No, I'm not trying to be ridiculously demanding or asking you to be
ridiculously exact. As you probably know by now, I see the processing of
sentences as involving several levels, especially for the second
sentence, but I don't see the number of associations as that many. Let's
be generous and guess hundreds for the items in the above sentences. But
a computer program, as I understand, will be typically searching through
anywhere between thousands, millions and way upwards.
I am not sure how many, but my understanding of the literature is that
very large numbers show priming, and that it is proportional to
association strength or semantic relatedness, measured some other way.
The speed is also interesting: the effect can occur within about 140 ms
of the word being shown. At the brain's clock speed, that would be
maybe 300 clocks. Not much time for anything except parallel processing
in that short a time.
On the one hand, we can perhaps agree that one of the brain's glories is
that it can very rapidly draw analogies - that I can quickly produce a
string of associations like, say, "snake", "rope," "chain", "spaghetti
strand," - and you may quickly be able to continue that string with
further associations, (like "string"). I believe that power is mainly
based on "look-up" - literally finding matching shapes at speed. But I
don't see the brain as checking through huge numbers of such shapes. (It
would be enormously demanding on resources, given that these are complex
pictures, no?).
It would be a problem if it were checking pictures. The standard model
is that there are links already established between concepts, as a
result of experience, and all it is doing is propagating activation
along links, in parallel.
It does depend on whether these are analogies or just associations.
(related, of course).
As evidence , I'd point to what happens if you try to keep producing
further analogies. The brain rapidly slows down. It gets harder and
harder. And yet you will be able to keep producing further examples from
memory virtually for ever - just slower and slower. Relevant images/
concepts are there, but it's not easy to access them. That's why
copywriters get well paid to, in effect, keep searching for similar
analogies ("as cool/refreshing as..."). It's hard work. If that many
relevant shapes were being unconsciously activated as you seem to be
suggesting, it shouldn't be such protracted work.

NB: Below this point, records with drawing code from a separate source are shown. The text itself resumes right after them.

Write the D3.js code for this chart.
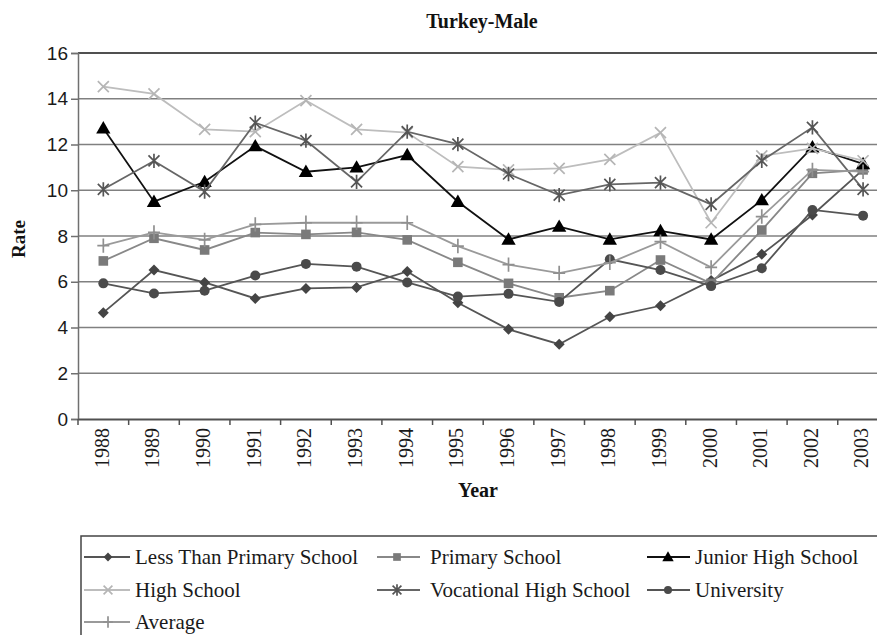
<!DOCTYPE html>
<html><head><meta charset="utf-8">
<script src="https://cdn.jsdelivr.net/npm/d3@7"></script>
<style>body{margin:0;background:#fff}svg{display:block}</style>
</head><body>
<svg id="c" width="877" height="635"></svg>
<script>
const years = ["1988","1989","1990","1991","1992","1993","1994","1995","1996","1997","1998","1999","2000","2001","2002","2003"];
const lessThanPrimary = [4.65,6.51,5.97,5.27,5.71,5.75,6.45,5.08,3.92,3.27,4.47,4.95,6.05,7.20,8.92,10.9];
const primarySchool   = [6.91,7.90,7.39,8.15,8.07,8.16,7.83,6.85,5.93,5.30,5.61,6.95,5.93,8.26,10.74,10.89];
const juniorHigh      = [12.71,9.50,10.37,11.93,10.81,11.00,11.54,9.50,7.85,8.41,7.85,8.22,7.85,9.57,11.88,11.15];
const highSchool      = [14.53,14.21,12.66,12.56,13.92,12.66,12.52,11.03,10.89,10.96,11.35,12.52,8.58,11.50,11.83,11.29];
const vocationalHigh  = [10.04,11.28,9.94,12.95,12.17,10.37,12.56,12.02,10.71,9.79,10.26,10.33,9.38,11.29,12.75,10.04];
const university      = [5.93,5.49,5.61,6.27,6.78,6.66,5.97,5.35,5.47,5.12,6.98,6.51,5.81,6.59,9.14,8.89];
const average         = [7.58,8.16,7.83,8.51,8.58,8.58,8.58,7.56,6.75,6.38,6.83,7.75,6.63,8.85,10.89,10.81];
const yTicks = [0,2,4,6,8,10,12,14,16];
const seriesNames = ["Less Than Primary School","Primary School","Junior High School","High School","Vocational High School","University","Average"];

const series = [
  {name:seriesNames[0], values:lessThanPrimary, color:"#555", mcolor:"#444", marker:"diamond"},
  {name:seriesNames[1], values:primarySchool,   color:"#888", mcolor:"#7a7a7a", marker:"square"},
  {name:seriesNames[2], values:juniorHigh,      color:"#111", mcolor:"#000", marker:"triangle"},
  {name:seriesNames[3], values:highSchool,      color:"#bdbdbd", mcolor:"#b5b5b5", marker:"x"},
  {name:seriesNames[4], values:vocationalHigh,  color:"#666", mcolor:"#555", marker:"star"},
  {name:seriesNames[5], values:university,      color:"#555", mcolor:"#4a4a4a", marker:"circle"},
  {name:seriesNames[6], values:average,         color:"#9a9a9a", mcolor:"#909090", marker:"plus"}
];

const svg = d3.select("#c");
const plotLeft = 78, plotTop = 53, plotBottom = 419;
const x = d3.scaleBand().domain(years).range([plotLeft, plotLeft + 16*50.65]);
const y = d3.scaleLinear().domain([0,16]).range([plotBottom, plotTop]);

// gridlines
svg.append("g").selectAll("line").data(yTicks.filter(d=>d>0)).join("line")
  .attr("x1", plotLeft).attr("x2", 877).attr("y1", d=>y(d)).attr("y2", d=>y(d))
  .attr("stroke", d=> d===16 ? "#505050" : "#808080").attr("stroke-width", d=> d===16 ? 2 : 1.5);

// y axis
const yAxis = svg.append("g").attr("transform",`translate(${plotLeft},0)`)
  .call(d3.axisLeft(y).tickValues(yTicks).tickSize(7).tickPadding(3));
yAxis.select(".domain").attr("stroke","#707070").attr("stroke-width",1.5);
yAxis.selectAll(".tick line").attr("stroke","#707070").attr("stroke-width",1.5);
yAxis.selectAll(".tick text").attr("font-family","'Liberation Sans', Arial, sans-serif")
  .attr("font-size","19px").attr("fill","#1a1a1a");

// x axis
const xAxis = svg.append("g").attr("transform",`translate(0,${plotBottom})`)
  .call(d3.axisBottom(x).tickSize(0).tickPadding(0));
xAxis.select(".domain").attr("stroke","#505050").attr("stroke-width",2);
xAxis.selectAll(".tick text").attr("font-family","'Liberation Serif', 'Times New Roman', serif")
  .attr("font-size","20px").attr("fill","#1a1a1a")
  .attr("transform","rotate(-90)").attr("text-anchor","end")
  .attr("x",-9).attr("y",-1).attr("dy","0.32em").attr("dx",0);
// tick marks at band boundaries
svg.append("g").selectAll("line").data(years).join("line")
  .attr("x1", d=>x(d)).attr("x2", d=>x(d)).attr("y1", plotBottom).attr("y2", plotBottom+6)
  .attr("stroke","#505050").attr("stroke-width",1.5);

const cx = d => x(d) + x.bandwidth()/2;

function markerPath(type, s) {
  switch(type) {
    case "diamond": return `M0,${-s}L${s},0L0,${s}L${-s},0Z`;
    case "square": return `M${-s},${-s}H${s}V${s}H${-s}Z`;
    case "triangle": return `M0,${-s*1.1}L${s*1.1},${s*0.8}L${-s*1.1},${s*0.8}Z`;
    case "x": return `M${-s},${-s}L${s},${s}M${-s},${s}L${s},${-s}`;
    case "star": return `M${-s},${-s}L${s},${s}M${-s},${s}L${s},${-s}M0,${-s*1.3}V${s*1.3}`;
    case "plus": return `M0,${-s*1.2}V${s*1.2}M${-s},0H${s}`;
  }
}
function drawMarker(g, type, color, scale) {
  const sizes = {diamond:5.5, square:4.8, triangle:6.5, x:5.5, star:5.5, plus:6, circle:5};
  const s = sizes[type]*scale;
  if (type === "circle") {
    g.append("circle").attr("r", s).attr("fill", color);
  } else if (type === "x" || type === "star" || type === "plus") {
    g.append("path").attr("d", markerPath(type, s)).attr("fill","none").attr("stroke", color).attr("stroke-width",1.7);
  } else {
    g.append("path").attr("d", markerPath(type, s)).attr("fill", color);
  }
}

const line = d3.line().x((d,i)=>cx(years[i])).y(d=>y(d));
series.forEach(sr => {
  const g = svg.append("g");
  g.append("path").datum(sr.values).attr("d", line).attr("fill","none")
    .attr("stroke", sr.color).attr("stroke-width",1.8);
  sr.values.forEach((v,i) => {
    const mg = g.append("g").attr("transform",`translate(${cx(years[i])},${y(v)})`);
    drawMarker(mg, sr.marker, sr.mcolor, 1);
  });
});

// titles
svg.append("text").attr("x",482).attr("y",28).attr("text-anchor","middle")
  .attr("font-family","'Liberation Serif', 'Times New Roman', serif").attr("font-weight","bold")
  .attr("font-size","20px").attr("fill","#111").text("Turkey-Male");
svg.append("text").attr("transform","translate(25,239) rotate(-90)").attr("text-anchor","middle")
  .attr("font-family","'Liberation Serif', 'Times New Roman', serif").attr("font-weight","bold")
  .attr("font-size","19px").attr("fill","#111").text("Rate");
svg.append("text").attr("x",478).attr("y",497).attr("text-anchor","middle")
  .attr("font-family","'Liberation Serif', 'Times New Roman', serif").attr("font-weight","bold")
  .attr("font-size","20px").attr("fill","#111").text("Year");

// legend
svg.append("rect").attr("x",81).attr("y",536).attr("width",820).attr("height",120)
  .attr("fill","none").attr("stroke","#444").attr("stroke-width",1.5);
const legPos = [
  {lx1:84, lx2:130, mx:108, tx:135, row:0},
  {lx1:377, lx2:420, mx:397, tx:430, row:0},
  {lx1:647, lx2:690, mx:668, tx:695, row:0},
  {lx1:84, lx2:130, mx:108, tx:135, row:1},
  {lx1:377, lx2:420, mx:397, tx:430, row:1},
  {lx1:647, lx2:690, mx:668, tx:695, row:1},
  {lx1:84, lx2:130, mx:108, tx:135, row:2}
];
const rowY = [557, 590, 622];
series.forEach((sr,i) => {
  const p = legPos[i], yy = rowY[p.row];
  const g = svg.append("g");
  g.append("line").attr("x1",p.lx1).attr("x2",p.lx2).attr("y1",yy).attr("y2",yy)
    .attr("stroke", sr.color).attr("stroke-width",1.8);
  const mg = g.append("g").attr("transform",`translate(${p.mx},${yy})`);
  drawMarker(mg, sr.marker, sr.mcolor, 0.8);
  g.append("text").attr("x",p.tx).attr("y",yy+7)
    .attr("font-family","'Liberation Serif', 'Times New Roman', serif")
    .attr("font-size","21px").attr("fill","#1a1a1a").text(sr.name);
});
</script>
</body></html>
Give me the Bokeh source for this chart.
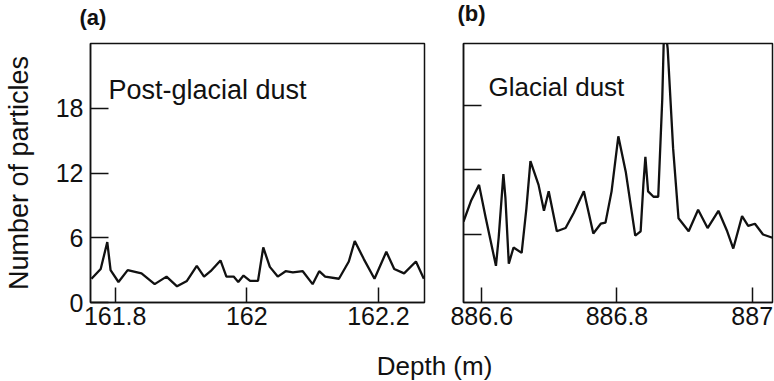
from bokeh.plotting import figure
from bokeh.models import Label, FixedTicker
from bokeh.layouts import row, column
from bokeh.embed import file_html
from bokeh.resources import INLINE

# ---- data ----
depth_a = [161.764, 161.778, 161.788, 161.793, 161.805, 161.819, 161.840, 161.860,
           161.878, 161.894, 161.909, 161.924, 161.935, 161.945, 161.960, 161.969,
           161.980, 161.987, 161.995, 162.005, 162.017, 162.025, 162.035, 162.047,
           162.059, 162.070, 162.085, 162.100, 162.110, 162.119, 162.140, 162.155,
           162.164, 162.178, 162.194, 162.212, 162.224, 162.239, 162.257, 162.269]
count_a = [2.2, 3.1, 5.6, 3.0, 1.9, 3.0, 2.7, 1.7,
           2.4, 1.5, 2.0, 3.4, 2.4, 2.9, 3.9, 2.4,
           2.4, 1.9, 2.5, 2.0, 2.0, 5.1, 3.3, 2.4,
           2.9, 2.8, 2.9, 1.7, 2.9, 2.4, 2.2, 3.8,
           5.7, 4.0, 2.2, 4.7, 3.1, 2.7, 3.8, 2.2]

depth_b = [886.573, 886.584, 886.596, 886.606, 886.621, 886.625, 886.632, 886.635,
           886.640, 886.647, 886.659, 886.666, 886.672, 886.684, 886.692, 886.699,
           886.711, 886.724, 886.736, 886.751, 886.765, 886.776, 886.783, 886.792,
           886.802, 886.813, 886.827, 886.835, 886.839, 886.842, 886.846, 886.854,
           886.861, 886.867, 886.870, 886.875, 886.883, 886.891, 886.906, 886.920,
           886.934, 886.950, 886.963, 886.972, 886.985, 886.994, 887.004, 887.016,
           887.030]
count_b = [7.2, 9.1, 10.6, 7.5, 3.1, 5.7, 11.6, 9.4,
           3.3, 4.8, 4.3, 8.4, 12.8, 10.6, 8.2, 10.0,
           6.3, 6.6, 8.0, 10.0, 6.1, 7.0, 7.1, 10.0,
           15.1, 11.8, 5.9, 6.3, 10.6, 13.2, 10.0, 9.5,
           9.5, 18.6, 26.0, 23.2, 14.0, 7.5, 6.3, 8.3,
           6.6, 8.2, 6.3, 4.7, 7.7, 6.8, 7.0, 6.0,
           5.7]

xticks_a = [161.8, 162, 162.2]
xlabels_a = ["161.8", "162", "162.2"]
xticks_b = [886.6, 886.8, 887]
xlabels_b = ["886.6", "886.8", "887"]
yticks = [0, 6, 12, 18]
ylabels = ["0", "6", "12", "18"]

title_a = "(a)"
title_b = "(b)"
note_a = "Post-glacial dust"
note_b = "Glacial dust"
y_title = "Number of particles"
x_title = "Depth (m)"

FONT = "Liberation Sans"
INK = "#111111"
FS = "25px"


def style(p, xticks, xlabels, show_ylabels):
    p.grid.visible = False
    p.outline_line_color = INK
    p.outline_line_width = 1.5
    for ax in (p.xaxis[0], p.yaxis[0]):
        ax.axis_line_color = INK
        ax.axis_line_width = 1.5
        ax.major_tick_line_color = INK
        ax.major_tick_line_width = 1.5
        ax.minor_tick_line_color = None
        ax.major_tick_out = 0
        ax.major_label_text_font = FONT
        ax.major_label_text_font_size = FS
        ax.major_label_text_color = INK
    xa = p.xaxis[0]
    xa.ticker = FixedTicker(ticks=xticks)
    xa.major_label_overrides = {t: l for t, l in zip(xticks, xlabels)}
    xa.major_tick_in = 15
    xa.major_label_standoff = 4
    ya = p.yaxis[0]
    ya.ticker = FixedTicker(ticks=yticks[1:] if not show_ylabels else yticks)
    ya.major_tick_in = 18
    ya.major_label_standoff = 7
    if show_ylabels:
        ya.major_label_overrides = {t: l for t, l in zip(yticks, ylabels)}
    else:
        ya.major_label_overrides = {t: "" for t in yticks}
        ya.major_label_standoff = 0


def blank(width, height):
    p = figure(width=width, height=height, output_backend="svg", toolbar_location=None,
               x_range=(0, 1), y_range=(0, 1),
               min_border_left=0, min_border_right=0, min_border_top=0, min_border_bottom=0)
    p.axis.visible = False
    p.grid.visible = False
    p.outline_line_color = None
    return p


# strip with the panel letters
pTop = blank(774, 32)
pTop.add_layout(Label(x=79, y=15, x_units="screen", y_units="screen", text=title_a,
                      text_font=FONT, text_font_size="22px", text_color=INK,
                      text_font_style="bold", text_baseline="alphabetic"))
pTop.add_layout(Label(x=457, y=19, x_units="screen", y_units="screen", text=title_b,
                      text_font=FONT, text_font_size="22px", text_color=INK,
                      text_font_style="bold", text_baseline="alphabetic"))

pA = figure(width=440, height=313, output_backend="svg", toolbar_location=None,
            x_range=(161.7625, 162.27), y_range=(0, 24),
            min_border_left=85, min_border_right=16, min_border_top=11, min_border_bottom=41)
pA.line(depth_a, count_a, line_color=INK, line_width=2.3)
style(pA, xticks_a, xlabels_a, True)
pA.yaxis[0].axis_label = y_title
pA.yaxis[0].axis_label_text_font = FONT
pA.yaxis[0].axis_label_text_font_size = "27px"
pA.yaxis[0].axis_label_text_font_style = "normal"
pA.yaxis[0].axis_label_text_color = INK
pA.yaxis[0].axis_label_standoff = 19
pA.add_layout(Label(x=18, y=213, x_units="screen", y_units="screen", text=note_a,
                    text_font=FONT, text_font_size="27px", text_color=INK,
                    text_baseline="alphabetic"))

pB = figure(width=334, height=313, output_backend="svg", toolbar_location=None,
            x_range=(886.573, 887.030), y_range=(-0.3, 23.7),
            min_border_left=23, min_border_right=2, min_border_top=9, min_border_bottom=43)
pB.line(depth_b, count_b, line_color=INK, line_width=2.3)
style(pB, xticks_b, xlabels_b, False)
pB.add_layout(Label(x=25, y=216, x_units="screen", y_units="screen", text=note_b,
                    text_font=FONT, text_font_size="26px", text_color=INK,
                    text_baseline="alphabetic"))

pC = blank(774, 35)
pC.add_layout(Label(x=434, y=15, x_units="screen", y_units="screen", text=x_title,
                    text_font=FONT, text_font_size="26px", text_color=INK,
                    text_align="center", text_baseline="alphabetic"))

layout = column(pTop, row(pA, pB), pC)
open("out.html", "w").write(file_html(layout, INLINE))
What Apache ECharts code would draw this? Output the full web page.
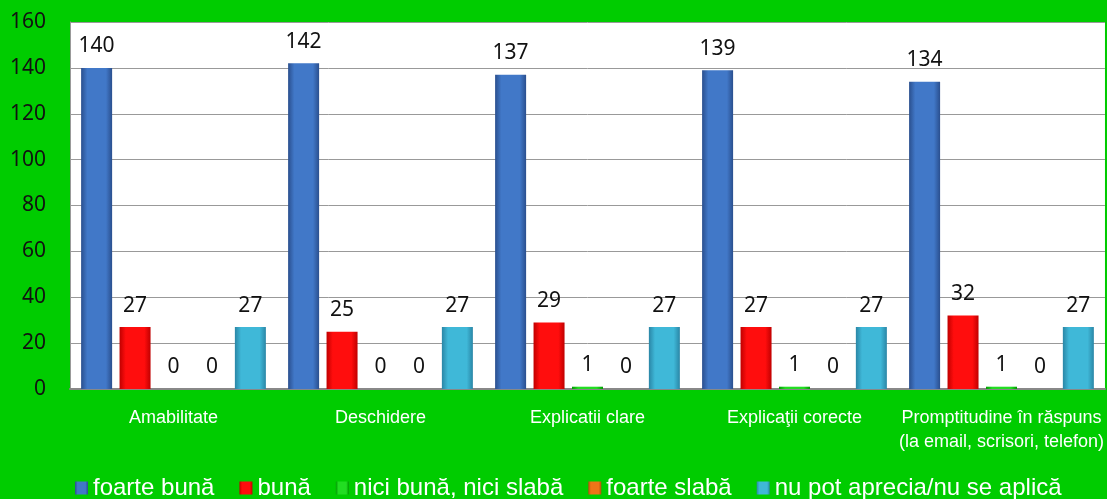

Generating analogies of that sort would not be the same effect. I make
no claims for that specific thing, only for the activation of
semantically related or associated concepts.
The brain can literally connect any thing to any other thing with, so to
speak, 6 degrees of separation - but I don't think it can conect that
many things at once.
That is just low-level (neuron connectivity). That doesn't speak to
higher level systems.
I accept that this is still neuroscientifically an open issue, (& I'd be
grateful for pointers to the research you're referring to). But I would
have thought it obvious that the brain has massively inferior search
capabilities to those of computers - that, surely, is a major reasonwhy
we invented computers in the first place - they're a massive extension
of our powers.
Too many imponderable here, but in general, no: the brain may still
have the edge for some types of parallel search.
And yet the brain can draw analogies, and basically, with minor
exceptions, computers still can't.
Now you skip to different issue: we don't know the *mechanism* involved
in analogy finding. That is why compters cannot do it. It is not that
computers lack the processing power or connectivity.
I think it's clear that computers
won't catch up here by quantitatively increasing their powers still
further. If you're digging a hole in the wrong place, digging further &
quicker won't help. (I'm arguing a variant of your own argument against
Edward P!). But of course when your education and technology dispose you
to dig in just those places, it's extremely hard to change your ways -
or even believe, pace Edward, that change is necessary at all. After
all, look at the size of those holes.. surely, we'll hit the Promised
Land anytime now.
P.S. In general, the brain is hugely irrational - it can only maintain a
reflective, concentrated train of thought for literally seconds, not
minutes before going off at tangents. It continually and necessarily
jumps to conclusions. Such irrationality is highly adaptive in a
fast-moving world where you can't hang around thinking about things for
long. The idea that this same brain is systematically, thoroughly
searching through, let's say, thousands or millions of variants on
ideas, seems to me seriously at odds with this irrationality. (But I'm
interested in all relevant research).
There are too many angles to address this.